§ **SHORT TASK**: Locate the word "matplotlib" in the data below, then copy every line that holds it.

Start of DATASET SECTION

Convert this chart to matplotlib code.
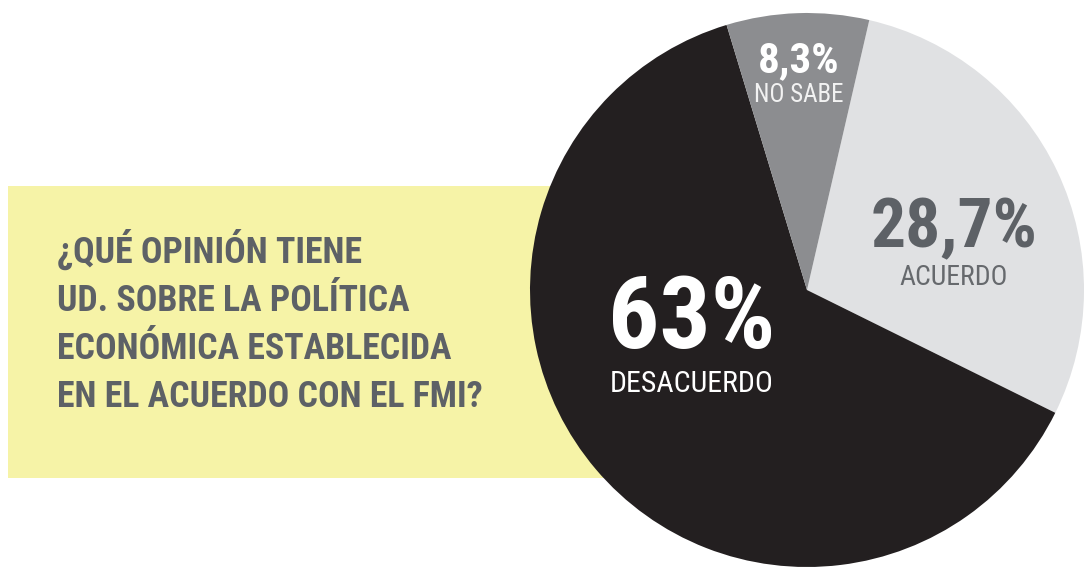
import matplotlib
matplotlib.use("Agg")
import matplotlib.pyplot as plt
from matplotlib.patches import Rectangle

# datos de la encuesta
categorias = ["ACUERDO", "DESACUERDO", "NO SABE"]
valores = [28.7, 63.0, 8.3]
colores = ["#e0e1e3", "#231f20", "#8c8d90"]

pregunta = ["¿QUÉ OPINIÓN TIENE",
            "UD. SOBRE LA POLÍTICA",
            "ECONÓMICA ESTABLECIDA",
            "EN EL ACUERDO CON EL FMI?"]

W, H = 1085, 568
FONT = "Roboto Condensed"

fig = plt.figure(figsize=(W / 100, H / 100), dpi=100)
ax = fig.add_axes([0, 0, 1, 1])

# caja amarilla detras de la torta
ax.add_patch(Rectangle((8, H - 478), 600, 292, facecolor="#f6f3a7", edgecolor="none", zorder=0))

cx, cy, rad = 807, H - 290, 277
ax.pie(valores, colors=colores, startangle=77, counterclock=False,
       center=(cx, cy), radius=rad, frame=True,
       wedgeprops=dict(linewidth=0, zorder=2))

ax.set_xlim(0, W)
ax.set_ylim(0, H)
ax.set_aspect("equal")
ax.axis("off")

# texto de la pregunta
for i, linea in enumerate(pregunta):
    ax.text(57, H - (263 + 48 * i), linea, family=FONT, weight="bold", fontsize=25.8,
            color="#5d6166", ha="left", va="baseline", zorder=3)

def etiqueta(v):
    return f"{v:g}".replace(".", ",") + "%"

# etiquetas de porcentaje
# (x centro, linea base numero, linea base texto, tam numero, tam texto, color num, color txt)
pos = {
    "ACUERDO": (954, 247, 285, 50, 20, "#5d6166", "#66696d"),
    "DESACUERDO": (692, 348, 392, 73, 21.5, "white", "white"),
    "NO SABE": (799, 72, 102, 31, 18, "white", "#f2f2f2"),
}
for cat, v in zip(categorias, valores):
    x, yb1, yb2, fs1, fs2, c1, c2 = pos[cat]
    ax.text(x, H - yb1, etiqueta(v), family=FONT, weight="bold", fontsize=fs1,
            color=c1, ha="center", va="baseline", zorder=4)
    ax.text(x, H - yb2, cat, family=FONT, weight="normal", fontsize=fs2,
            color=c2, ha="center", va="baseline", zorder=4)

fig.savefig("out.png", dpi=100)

End of DATASET SECTION

§ **TASK SOLUTION**:
Convert this chart to matplotlib code.
import matplotlib
matplotlib.use("Agg")
import matplotlib.pyplot as plt
from matplotlib.patches import Rectangle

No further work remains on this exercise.